Addor pointed out that women, especially young women, are impacted by water scarcity and other climate change impacts, since young women tend to be the ones responsible for collecting water for domestic purposes.

“These negatively affect their education and continue to perpetuate gender inequality,” she said. “When climate disaster strikes, women, children and youth suffer the most.”

Youth participation in decision-making

This is why Addor stressed the importance of including young people meaningfully in the decision-making process and the significant advancement being made locally and internationally in the effort to bring young people to the table.

She credited the Climate Youth Negotiator Programme, the flagship initiative of the Youth Negotiators Academy — a programme she recently participated in that trains, connects, and empowers youth negotiators to participate meaningfully and effectively in the United Nations Framework Convention on Climate Change (UNFCCC) negotiations — for bringing together over 200 young people from almost 60 countries for diplomacy training and support. This global intergenerational programme is redressing the systemic inequality of youth representation in negotiations and decision-making processes by tackling the root causes, and driving systems change to ensure long-term meaningful youth leadership in multilateral negotiations.

“Seeing young negotiators in action has inspired enthusiasm for climate action among Ghana’s youth, and many young people are developing their capacity to serve, too,” she said.

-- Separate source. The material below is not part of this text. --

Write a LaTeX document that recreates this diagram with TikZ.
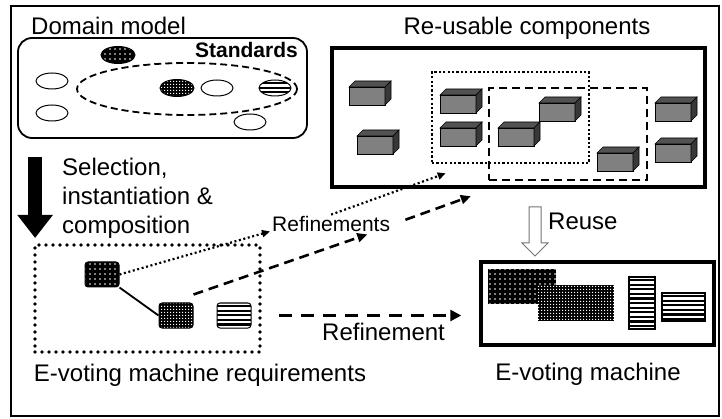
\documentclass[tikz,border=0pt]{standalone}
\usepackage{fontspec}
\setmainfont{Liberation Sans}
\usetikzlibrary{arrows.meta,patterns,shapes.geometric,shapes.arrows}

\pgfdeclarepatternformonly{sparse dots}{\pgfqpoint{-1pt}{-1pt}}{\pgfqpoint{1pt}{1pt}}{\pgfqpoint{5pt}{5pt}}{%
  \pgfpathcircle{\pgfpointorigin}{0.8pt}\pgfusepath{fill}}
\pgfdeclarepatternformonly{checker}{\pgfpointorigin}{\pgfqpoint{2.6pt}{2.6pt}}{\pgfqpoint{2.6pt}{2.6pt}}{%
  \pgfpathrectangle{\pgfpointorigin}{\pgfqpoint{1.2pt}{1.2pt}}\pgfusepath{fill}}

\begin{document}
\begin{tikzpicture}[x=1pt, y=-1pt,
  every node/.style={inner sep=0pt},
  lbl/.style={font=\fontsize{24}{29}\selectfont},
  smalllbl/.style={font=\fontsize{21}{25}\selectfont},
  blob/.style={ellipse, draw, line width=1pt, minimum width=32pt, minimum height=16pt},
  tile/.style={rectangle, draw, line width=1pt, rounded corners=3pt},
  dotfill/.style={preaction={fill=black}, pattern=sparse dots, pattern color=white},
  chkfill/.style={preaction={fill=black}, pattern=checker, pattern color=white},
  stpfill/.style={fill=white, path picture={
    \foreach \k in {1,...,13}{
      \draw[line width=2.2pt] ([yshift=-\k*4.6pt+1.5pt]path picture bounding box.north west)
        -- ([yshift=-\k*4.6pt+1.5pt]path picture bounding box.north east);}}},
  dotline/.style={line width=2.2pt, dash pattern=on 2pt off 2.6pt,
    -{Triangle[length=8pt,width=7pt]}},
  dashline/.style={line width=2.6pt, dash pattern=on 10pt off 6pt,
    -{Triangle[length=10pt,width=9pt]}}]
 \useasboundingbox (0,0) rectangle (722,419);
 \draw[line width=2pt] (11,6) rectangle (719,416);

 % domain model
 \node[lbl, anchor=base west] (domlbl) at (31,35) {Domain model};
 \node[draw, line width=1.8pt, rounded corners=14pt, minimum width=289pt, minimum height=100pt] (dom) at (162.5,88) {};
 \node[font=\fontsize{21}{25}\selectfont\bfseries, anchor=base east] (stdlbl) at (298,58) {Standards};
 \node[ellipse, draw, line width=1.8pt, dash pattern=on 7pt off 4pt, minimum width=220pt, minimum height=52pt] (std) at (187,89) {};
 \node[blob, dotfill, minimum width=34pt, minimum height=17pt] (e1) at (118,55) {};
 \node[blob] (e2) at (52,81) {};
 \node[blob] (e3) at (52,113) {};
 \node[blob, chkfill, minimum width=34pt, minimum height=17pt] (e4) at (177,88) {};
 \node[blob] (e5) at (217,88) {};
 \node[blob, stpfill] (e6) at (275,88) {};
 \node[blob] (e7) at (250,122) {};

 % re-usable components
 \node[lbl, anchor=base] (complbl) at (527,35) {Re-usable components};
 \node[draw, line width=3.5pt, minimum width=373pt, minimum height=139pt] (comp) at (518.5,117.5) {};
 \foreach \bx/\by in {349/87, 357/136, 440/95, 440/128, 498/128, 539/103, 597/153, 655/103, 655/144}{
   \filldraw[fill=black!50, line width=.6pt] (\bx,\by) rectangle ++(36,18);
   \filldraw[fill=black!68, line width=.6pt] (\bx,\by) -- ++(6,-6) -- ++(36,0) -- ++(-6,6) -- cycle;
   \filldraw[fill=black!78, line width=.6pt] (\bx+36,\by) -- ++(6,-6) -- ++(0,18) -- ++(-6,6) -- cycle;
 }
 \node[draw, line width=2.6pt, dash pattern=on 2.2pt off 2.2pt, minimum width=157pt, minimum height=91pt] (dotr) at (510.5,117.5) {};
 \node[draw, line width=2.4pt, dash pattern=on 8pt off 5pt, minimum width=158pt, minimum height=92pt] (dashr) at (568,134) {};

 % selection
 \draw[line width=14pt, -{Triangle[length=23pt,width=34pt]}, shorten <=18pt, shorten >=7pt]
   ([xshift=18pt]dom.south west) -- ([xshift=18pt]dom.south west |- 0,245);
 \node[lbl, align=left, anchor=north west] (sellbl) at (62,157.5) {Selection,\\instantiation \&\\composition};

 % requirements
 \node[draw, line width=3.6pt, line cap=round, dash pattern=on 0pt off 7pt, minimum width=225pt, minimum height=107pt] (req) at (147.5,298.5) {};
 \node[tile, dotfill, minimum width=34pt, minimum height=25pt] (blk) at (102,274.5) {};
 \node[tile, chkfill, minimum width=34pt, minimum height=25pt] (chk) at (176,315.5) {};
 \node[tile, stpfill, minimum width=34pt, minimum height=25pt] (stp) at (234,315.5) {};
 \draw[line width=1.8pt] (blk.south east) -- (chk.west);
 \node[lbl, anchor=base] (reqlbl) at (200,381) {E-voting machine requirements};

 % refinements
 \node[smalllbl, anchor=base west, inner sep=2pt] (refs) at (270,232) {Refinements};
 \draw[dotline] (blk.east) -- ([yshift=3pt]refs.south west);
 \draw[dotline] (refs.north) -- ([xshift=15pt,yshift=-9pt]dotr.south west);
 \draw[dashline] ([yshift=8pt]chk.north east) -- ([xshift=-25pt]refs.south east);
 \draw[dashline, shorten <=14pt] (refs.east) -- ([xshift=-17pt,yshift=-15pt]dashr.south west);

 % e-voting machine
 \node[draw, line width=3.5pt, minimum width=233pt, minimum height=83pt] (evm) at (597.5,303.5) {};
 \node[rectangle, dotfill, minimum width=68pt, minimum height=35pt] (evblk) at (522,286.5) {};
 \node[rectangle, chkfill, minimum width=76pt, minimum height=36pt] (evchk) at (576,303) {};
 \node[rectangle, draw, line width=1.5pt, stpfill, minimum width=26pt, minimum height=52pt] (evstp1) at (642,303) {};
 \node[rectangle, draw, line width=1.5pt, stpfill, minimum width=43pt, minimum height=28pt] (evstp2) at (683.5,307) {};
 \node[lbl, anchor=base] (evmlbl) at (588,380) {E-voting machine};

 \draw[line width=3.5pt, dash pattern=on 13pt off 9pt, -{Triangle[length=11pt,width=11pt]}, shorten <=17pt, shorten >=18pt]
   (req.east |- stp) -- (evm.west |- stp);
 \node[lbl, anchor=base west] (reflbl) at (322,340) {Refinement};

 % reuse
 \node[single arrow, draw=black!55, line width=1pt, shape border rotate=270, inner sep=5.5pt,
   minimum height=49pt, single arrow head extend=7pt] (reusearr) at (535,228.5) {};
 \node[lbl, anchor=base west] (reuselbl) at (548,230) {Reuse};
\end{tikzpicture}
\end{document}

While progress has been made, a clear roadblock for many young people that prevents meaningful participation is access to climate education, according to Addor.

“Most young people in developing countries especially lack basic education about climate change, its impacts, and solutions,” she said. “This knowledge gap prevents the adoption of climate adaptation and mitigation lifestyles.”

Another barrier is access to finance to support the development of innovative solutions among young people, she added.

She also said there is no time to waste.

“Climate change will impact you and not just in Africa,” she said. “It’s important for all of us to take action now, no matter how small it is. Don’t sit down and wait for the world to bend.”